There are always a few key elements of any day that can spark an idea. It could be as vague as a feeling or a concept; or sometimes a complete and detailed image will unveil itself from somewhere within. This week it's been music that inspired a couple of doodles from song names I hadn't heard in a long time.
I was listening to Blood Sugar Sex Magik by The Red Hot Chili Peppers, an album I haven't really listened to for about ten years. There's nothing deep and meaningful about the visuals it inspired, but often there's nothing special about that spark, it just fires off organically.
So as I was driving home listening to the songs on the car stereo, I must have been in the right frame of mind for these song names to stick. If anything I've taken them quite literally and removed any symbolism or metaphor that could be taken from the titles Naked In The Rain and Suck My Kiss.
A lot of the time I get super tired of hearing people talk about what such-and-such means, or what a certain piece of art 'actually' means. In my mind, the vast majority of creative expression is meaningless, in that you can assign any meaning you desire. It's much more important to be evocative than academically symbolic, which is probably why I gravitate towards the abstract and surreal.
About fifteen years ago I saw an interview with Chino Moreno, lead singer of my favourite band Deftones. It wasn't long after the band had released their third album and the interviewer kept asking what each song meant. Moreno gave what I consider to be the perfect answer and said something like: "I know what it means when I sing it, but that won't mean anything to you when you hear it. It's more meaningful for you to come up with your own meaning that's personal and relevant to your own circumstances" (of course, I'm paraphrasing).
That answer stuck with me because I shared that view and have always tried to avoid hearing other people telling me what songs or art is supposed to mean. The exception is when an intended meaning is implanted in the work, such as a political protest song or painting. That sort of meaning is direct and literal, but it still has wiggle room for a little bit of personal interpretation. I'm sure that when I read the seminal feminist work The Female Eunuch as a twenty-something man in the twenty first century, I had a different experince to women reading it in the seventies.
Hence, I'm never all that keen to hear what an artist has to say about their work, and I'm less keen to say anything about my own.
I'm beginning to understand that this weekly blog series where I work on my sketchbook and try to get better at drawing, is also about exploring these ideas. As I write this now I am trying to get my thoughts in order to express these ideas and concepts, which is as valuable to me as the drawings themselves.
I've also included a couple of older doodles that may be self-explanatory, but were similarly inspired by a meaningless spark.

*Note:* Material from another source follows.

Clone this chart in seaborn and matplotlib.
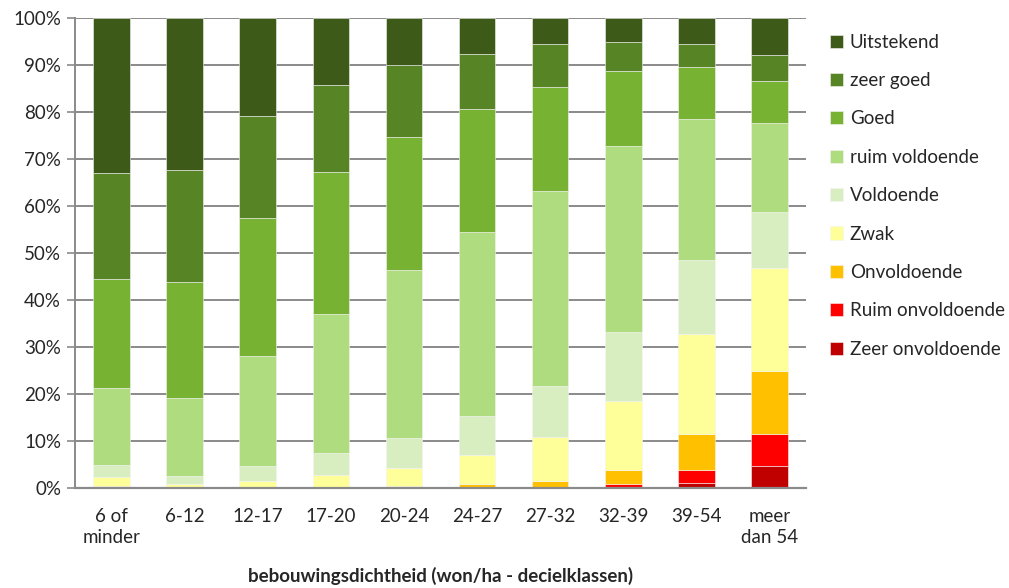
import pandas as pd
import matplotlib.pyplot as plt
import seaborn as sns

sns.set_style("white")
plt.rcParams["font.family"] = ["Lato", "DejaVu Sans"]

# Density classes
klassen = ["6 of\nminder", "6-12", "12-17", "17-20", "20-24",
           "24-27", "27-32", "32-39", "39-54", "meer\ndan 54"]

# Share of each score per class (%), stacked from top to bottom
uitstekend = [33.0, 32.3, 20.9, 14.3, 10.0, 7.7, 5.5, 5.1, 5.5, 7.9]
zeer_goed = [22.5, 23.9, 21.7, 18.5, 15.2, 11.7, 9.2, 6.1, 4.9, 5.4]
goed = [23.1, 24.7, 29.3, 30.2, 28.4, 26.1, 22.1, 15.9, 11.0, 9.0]
ruim_voldoende = [16.5, 16.55, 23.4, 29.6, 35.8, 39.2, 41.5, 39.7, 30.1, 19.0]
voldoende = [2.6, 1.7, 3.2, 4.6, 6.3, 8.3, 10.8, 14.6, 15.8, 11.9]
zwak = [1.9, 0.75, 1.5, 2.6, 3.9, 6.15, 9.4, 14.8, 21.1, 21.9]
onvoldoende = [0.4, 0.1, 0.0, 0.2, 0.4, 0.85, 1.3, 2.95, 7.8, 13.5]
ruim_onvoldoende = [0.0, 0.0, 0.0, 0.0, 0.0, 0.0, 0.2, 0.65, 2.8, 6.7]
zeer_onvoldoende = [0.0, 0.0, 0.0, 0.0, 0.0, 0.0, 0.0, 0.2, 1.0, 4.7]

scores = ["Uitstekend", "zeer goed", "Goed", "ruim voldoende", "Voldoende",
          "Zwak", "Onvoldoende", "Ruim onvoldoende", "Zeer onvoldoende"]
series = [uitstekend, zeer_goed, goed, ruim_voldoende, voldoende,
          zwak, onvoldoende, ruim_onvoldoende, zeer_onvoldoende]
kleuren = ["#3D5A18", "#578526", "#78B232", "#B0DC80", "#D8EEC0",
           "#FFFF99", "#FFC000", "#FF0000", "#C00000"]

rows = []
for score, vals in zip(scores, series):
    for i, v in enumerate(vals):
        rows.append({"klasse": i, "score": score, "pct": v / 100})
df = pd.DataFrame(rows)

fig = plt.figure(figsize=(10.09, 5.88), dpi=100)
ax = fig.add_axes([0.0743, 0.17, 0.7245, 0.799])

sns.histplot(data=df, x="klasse", weights="pct", hue="score", hue_order=scores,
             multiple="stack", discrete=True, shrink=0.5, alpha=1,
             palette=dict(zip(scores, kleuren)), linewidth=0.4,
             edgecolor="#f4f4f4", ax=ax)

ax.set_xlim(-0.5, len(klassen) - 0.5)
ax.set_ylim(0, 1)
ax.set_yticks([i / 10 for i in range(11)])
ax.set_yticklabels([f"{i * 10}%" for i in range(11)], fontsize=13.5)
ax.set_xticks(range(len(klassen)))
ax.set_xticklabels(klassen, fontsize=13.5, linespacing=1.3)
ax.set_ylabel("")
ax.set_xlabel("bebouwingsdichtheid (won/ha - decielklassen)", fontsize=13.5,
              fontweight="bold", labelpad=15)

ax.grid(axis="y", color="#8a8a8a", linewidth=1.4)
ax.set_axisbelow(True)
for s in ["top", "right"]:
    ax.spines[s].set_visible(False)
ax.spines["left"].set_color("#8a8a8a")
ax.spines["left"].set_linewidth(1.4)
ax.spines["bottom"].set_color("#8a8a8a")
ax.spines["bottom"].set_linewidth(1.6)
ax.tick_params(axis="y", left=True, length=6, width=1.2, color="#8a8a8a", pad=4)
ax.tick_params(axis="x", bottom=False, pad=11)

sns.move_legend(ax, "upper left", bbox_to_anchor=(1.01, 1.003), frameon=False,
                title=None, fontsize=13.5, labelspacing=1.14,
                handlelength=0.7, handleheight=0.7, handletextpad=0.35)

plt.savefig("out.png", dpi=100)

I could wank on about the difficulties of quitting an addictive drug, or the challenges of being a non-drinker in a culture of drunks, but that wouldn't be genuine.

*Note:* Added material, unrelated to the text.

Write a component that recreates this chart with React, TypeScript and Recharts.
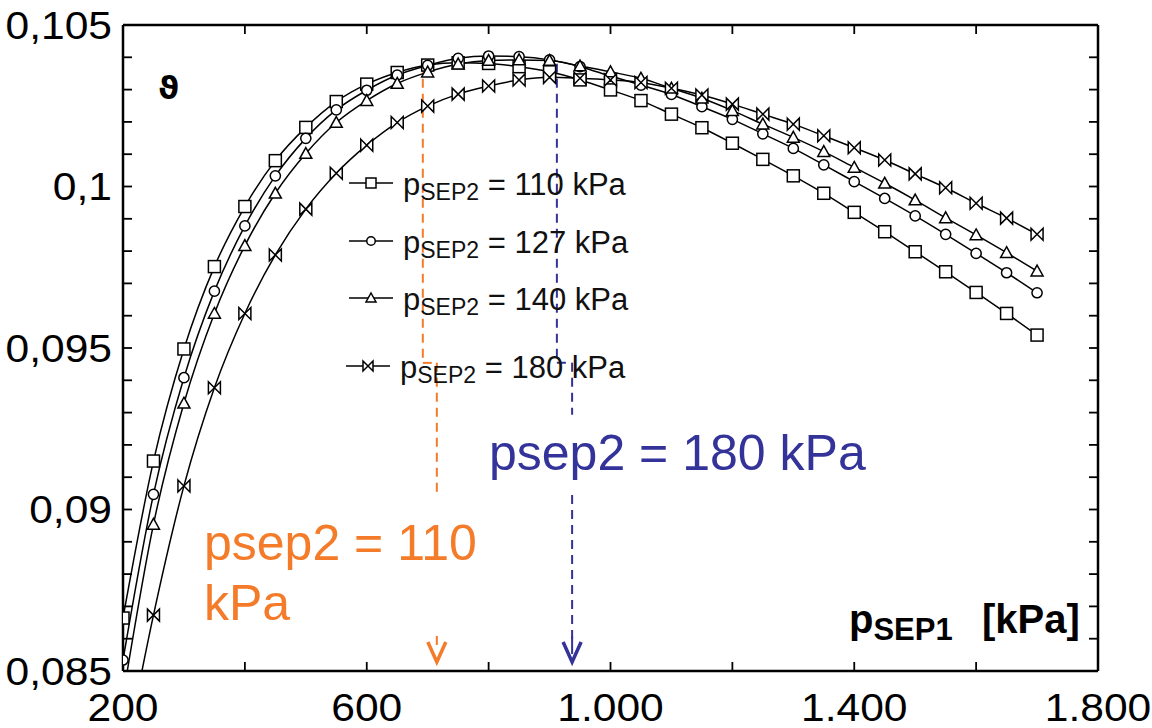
import React from "react";
import { LineChart, Line, XAxis, YAxis, ReferenceLine, ReferenceDot } from "recharts";

document.body.style.margin = "0";

// p_SEP1 [kPa]
const P_SEP1 = [
  200, 250, 300, 350, 400, 450, 500, 550, 600, 650, 700, 750, 800, 850, 900, 950,
  1000, 1050, 1100, 1150, 1200, 1250, 1300, 1350, 1400, 1450, 1500, 1550, 1600, 1650, 1700,
];

// theta for each p_SEP2
const THETA_110 = [
  0.08664, 0.0915, 0.09497, 0.09752, 0.09938, 0.1008, 0.10183, 0.10263, 0.10317, 0.10353,
  0.10376, 0.10383, 0.10381, 0.10371, 0.10355, 0.1033, 0.10299, 0.10266, 0.10224, 0.10182,
  0.10134, 0.10084, 0.10033, 0.09979, 0.0992, 0.0986, 0.09798, 0.09736, 0.09672, 0.09607, 0.0954,
];
const THETA_127 = [
  0.08534, 0.09047, 0.09408, 0.09676, 0.09878, 0.10033, 0.10149, 0.10237, 0.10298, 0.10345,
  0.10375, 0.10397, 0.10404, 0.10402, 0.10392, 0.10371, 0.10342, 0.10314, 0.10285, 0.10247,
  0.10208, 0.10163, 0.10118, 0.10067, 0.10015, 0.09963, 0.09909, 0.09852, 0.09793, 0.09733, 0.09671,
];
const THETA_140 = [
  0.0842, 0.08954, 0.09329, 0.09607, 0.09817, 0.09979, 0.10102, 0.10198, 0.10266, 0.10319,
  0.10354, 0.10379, 0.1039, 0.10392, 0.1039, 0.10373, 0.10355, 0.10335, 0.10304, 0.10273,
  0.10235, 0.10193, 0.10152, 0.10108, 0.10059, 0.1001, 0.09958, 0.09903, 0.0985, 0.09795, 0.09738,
];
const THETA_180 = [
  0.082, 0.08673, 0.09073, 0.09377, 0.09607, 0.09788, 0.0993, 0.10041, 0.10128, 0.10198,
  0.10249, 0.10286, 0.10311, 0.1033, 0.10338, 0.10335, 0.1033, 0.10322, 0.10304, 0.10283,
  0.10255, 0.10224, 0.10193, 0.10157, 0.1012, 0.10082, 0.10039, 0.09996, 0.09948, 0.09902, 0.09852,
];

const X_TICKS = [200, 400, 600, 800, 1000, 1200, 1400, 1600, 1800];
const Y_TICKS = [
  0.085, 0.086, 0.087, 0.088, 0.089, 0.09, 0.091, 0.092, 0.093, 0.094, 0.095,
  0.096, 0.097, 0.098, 0.099, 0.1, 0.101, 0.102, 0.103, 0.104, 0.105,
];

const LEGEND_LABELS = ["110", "127", "140", "180"];

// hand-drawn optimum markers (data coords)
const OPT_110 = { top: 0.1038, jog: 0.09454, bottom: 0.09036, xUpper: 692, xLower: 715 };
const OPT_180 = { top: 0.1038, jog: 0.09454, gapTop: 0.09293, gapBottom: 0.09045, bottom: 0.0855, xUpper: 912, xLower: 937 };
const ARROW_TIP = 0.08528;

const ORANGE = "#f47b2a";
const BLUE = "#333399";
const FONT = "'Liberation Sans', Arial, sans-serif";

type Shape = "square" | "circle" | "triangle" | "bowtie";

const SERIES: { key: string; shape: Shape }[] = [
  { key: "t110", shape: "square" },
  { key: "t127", shape: "circle" },
  { key: "t140", shape: "triangle" },
  { key: "t180", shape: "bowtie" },
];

const data = P_SEP1.map((p, i) => ({
  p,
  t110: THETA_110[i],
  t127: THETA_127[i],
  t140: THETA_140[i],
  t180: THETA_180[i],
}));

function Marker({ shape, cx, cy, r }: { shape: Shape; cx: number; cy: number; r: number }) {
  const st = { fill: "#fff", stroke: "#000", strokeWidth: 1.5 };
  if (shape === "square") return <rect x={cx - r} y={cy - r} width={2 * r} height={2 * r} {...st} />;
  if (shape === "circle") return <circle cx={cx} cy={cy} r={r * 0.85} {...st} />;
  if (shape === "triangle")
    return <path d={`M${cx},${cy - r} L${cx + r},${cy + r * 0.8} L${cx - r},${cy + r * 0.8} Z`} {...st} />;
  return <path d={`M${cx - r},${cy - r} L${cx + r},${cy + r} L${cx + r},${cy - r} L${cx - r},${cy + r} Z`} {...st} />;
}

const fmtX = (v: number) => {
  if ((v - 200) % 400 !== 0) return "";
  return v >= 1000 ? `${Math.floor(v / 1000)}.${String(v % 1000).padStart(3, "0")}` : String(v);
};
const fmtY = (v: number) => {
  const k = Math.round(v * 1000);
  if (k % 5 !== 0) return "";
  return String(+v.toFixed(3)).replace(".", ",");
};

// tick labels in the source are a little wider than Arial
function XTick(props: any) {
  const { x, y, payload } = props;
  return (
    <g transform={`translate(${x},${y}) scale(1.12,1)`}>
      <text textAnchor="middle" dy="0.71em" fontSize={38} fontFamily={FONT} fill="#000">
        {fmtX(payload.value)}
      </text>
    </g>
  );
}
function YTick(props: any) {
  const { x, y, payload } = props;
  return (
    <g transform={`translate(${x},${y}) scale(1.12,1)`}>
      <text textAnchor="end" dy="0.36em" fontSize={38} fontFamily={FONT} fill="#000">
        {fmtY(payload.value)}
      </text>
    </g>
  );
}

const axisLine = { stroke: "#000", strokeWidth: 2.5 };
const tickLine = { stroke: "#000", strokeWidth: 1.8 };

function Chevron(color: string) {
  return (props: any) => {
    const { cx, cy } = props;
    return (
      <g>
        <line x1={cx} x2={cx} y1={cy - 26} y2={cy - 17} stroke={color} strokeWidth={2} />
        <path
          d={`M${cx - 9},${cy - 20} L${cx},${cy} L${cx + 9},${cy - 20}`}
          fill="none"
          stroke={color}
          strokeWidth={3.5}
          strokeLinejoin="miter"
        />
      </g>
    );
  };
}

const legendRows = [183, 241, 298, 366];

export default function App() {
  return (
    <div style={{ position: "relative", width: 1152, height: 728, background: "#fff" }}>
      <LineChart width={1152} height={728} data={data} margin={{ top: 0, right: 0, bottom: 0, left: 0 }}>
        <XAxis
          dataKey="p"
          type="number"
          domain={[200, 1800]}
          ticks={X_TICKS}
          interval={0}
          allowDataOverflow
          height={57}
          tickSize={-9}
          tickMargin={32}
          tick={<XTick />}
          axisLine={axisLine}
          tickLine={tickLine}
        />
        <XAxis
          xAxisId="top"
          orientation="top"
          dataKey="p"
          type="number"
          domain={[200, 1800]}
          ticks={X_TICKS}
          interval={0}
          allowDataOverflow
          height={25}
          tickSize={-9}
          tickFormatter={() => ""}
          axisLine={axisLine}
          tickLine={tickLine}
        />
        <YAxis
          type="number"
          domain={[0.085, 0.105]}
          ticks={Y_TICKS}
          interval={0}
          allowDataOverflow
          width={123}
          tickSize={-9}
          tickMargin={20}
          tick={<YTick />}
          axisLine={axisLine}
          tickLine={tickLine}
        />
        <YAxis
          yAxisId="right"
          orientation="right"
          type="number"
          domain={[0.085, 0.105]}
          ticks={Y_TICKS}
          interval={0}
          allowDataOverflow
          width={54}
          tickSize={-9}
          tickFormatter={() => ""}
          axisLine={axisLine}
          tickLine={tickLine}
        />

        {/* optimum for p_SEP2 = 110 kPa */}
        <ReferenceLine segment={[{ x: OPT_110.xUpper, y: OPT_110.top }, { x: OPT_110.xUpper, y: OPT_110.jog }]} stroke={ORANGE} strokeWidth={2} strokeDasharray="9 6" ifOverflow="visible" />
        <ReferenceLine segment={[{ x: OPT_110.xUpper, y: OPT_110.jog }, { x: OPT_110.xLower, y: OPT_110.jog }]} stroke={ORANGE} strokeWidth={2} strokeDasharray="9 6" ifOverflow="visible" />
        <ReferenceLine segment={[{ x: OPT_110.xLower, y: OPT_110.jog }, { x: OPT_110.xLower, y: OPT_110.bottom }]} stroke={ORANGE} strokeWidth={2} strokeDasharray="9 6" ifOverflow="visible" />
        <ReferenceDot x={OPT_110.xLower} y={ARROW_TIP} ifOverflow="visible" shape={Chevron(ORANGE)} />

        {/* optimum for p_SEP2 = 180 kPa */}
        <ReferenceLine segment={[{ x: OPT_180.xUpper, y: OPT_180.top }, { x: OPT_180.xUpper, y: OPT_180.jog }]} stroke={BLUE} strokeWidth={2} strokeDasharray="9 6" ifOverflow="visible" />
        <ReferenceLine segment={[{ x: OPT_180.xUpper, y: OPT_180.jog }, { x: OPT_180.xLower, y: OPT_180.jog }]} stroke={BLUE} strokeWidth={2} strokeDasharray="9 6" ifOverflow="visible" />
        <ReferenceLine segment={[{ x: OPT_180.xLower, y: OPT_180.jog }, { x: OPT_180.xLower, y: OPT_180.gapTop }]} stroke={BLUE} strokeWidth={2} strokeDasharray="9 6" ifOverflow="visible" />
        <ReferenceLine segment={[{ x: OPT_180.xLower, y: OPT_180.gapBottom }, { x: OPT_180.xLower, y: OPT_180.bottom }]} stroke={BLUE} strokeWidth={2} strokeDasharray="9 6" ifOverflow="visible" />
        <ReferenceDot x={OPT_180.xLower} y={ARROW_TIP} ifOverflow="visible" shape={Chevron(BLUE)} />

        {SERIES.map((s) => (
          <Line
            key={s.key}
            dataKey={s.key}
            type="monotone"
            stroke="#000"
            strokeWidth={1.5}
            isAnimationActive={false}
            dot={(props: any) =>
              props.cx == null || props.cy == null ? (
                <g key={`${s.key}-${props.index}`} />
              ) : (
                <Marker key={`${s.key}-${props.index}`} shape={s.shape} cx={props.cx} cy={props.cy} r={6} />
              )
            }
          />
        ))}
      </LineChart>

      <svg width={1152} height={728} style={{ position: "absolute", left: 0, top: 0, pointerEvents: "none" }}>
        <text x={158} y={99} fontSize={32} fontWeight="bold" fontFamily="'DejaVu Sans', sans-serif">ϑ</text>

        {SERIES.map((s, i) => {
          const cy = legendRows[i];
          const x0 = i === 3 ? 346 : 349;
          return (
            <g key={s.key}>
              <line x1={x0} x2={x0 + 44} y1={cy} y2={cy} stroke="#000" strokeWidth={1.5} />
              <Marker shape={s.shape} cx={x0 + 22} cy={cy} r={5} />
              <text x={x0 + 54} y={cy + 12} fontSize={31} fontFamily={FONT} fill="#111">
                p
                <tspan fontSize={23} dy={5}>SEP2</tspan>
                <tspan dy={-5}>{` = ${LEGEND_LABELS[i]} kPa`}</tspan>
              </text>
            </g>
          );
        })}

        <text x={204} y={560} fontSize={50} fontFamily={FONT} fill={ORANGE}>psep2 = 110</text>
        <text x={204} y={620} fontSize={50} fontFamily={FONT} fill={ORANGE}>kPa</text>
        <text x={489} y={470} fontSize={50} fontFamily={FONT} fill={BLUE}>psep2 = 180 kPa</text>

        <text x={849} y={633} fontSize={40} fontWeight="bold" fontFamily={FONT} fill="#000">
          p
          <tspan fontSize={31} dy={7}>SEP1</tspan>
        </text>
        <text x={982} y={633} fontSize={40} fontWeight="bold" fontFamily={FONT} fill="#000">[kPa]</text>
      </svg>
    </div>
  );
}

These drawings are simple doodles and nothing more. They serve as a reminder to me of the spark that brought them to the page. I don't expect anyone to get anything at all from these random sketches, as their value is personal and shallow.
It doesn't really matter what the drawings are of in any of my sketchbooks; the purpose has always been simply to draw something. Not only does putting pencil to paper help with technical development, but having to think of something to draw when you can draw literally anything, is an exercise in itself.
The real value comes from being made to flex some creative muscles, even if they're not always ones you can see on the page.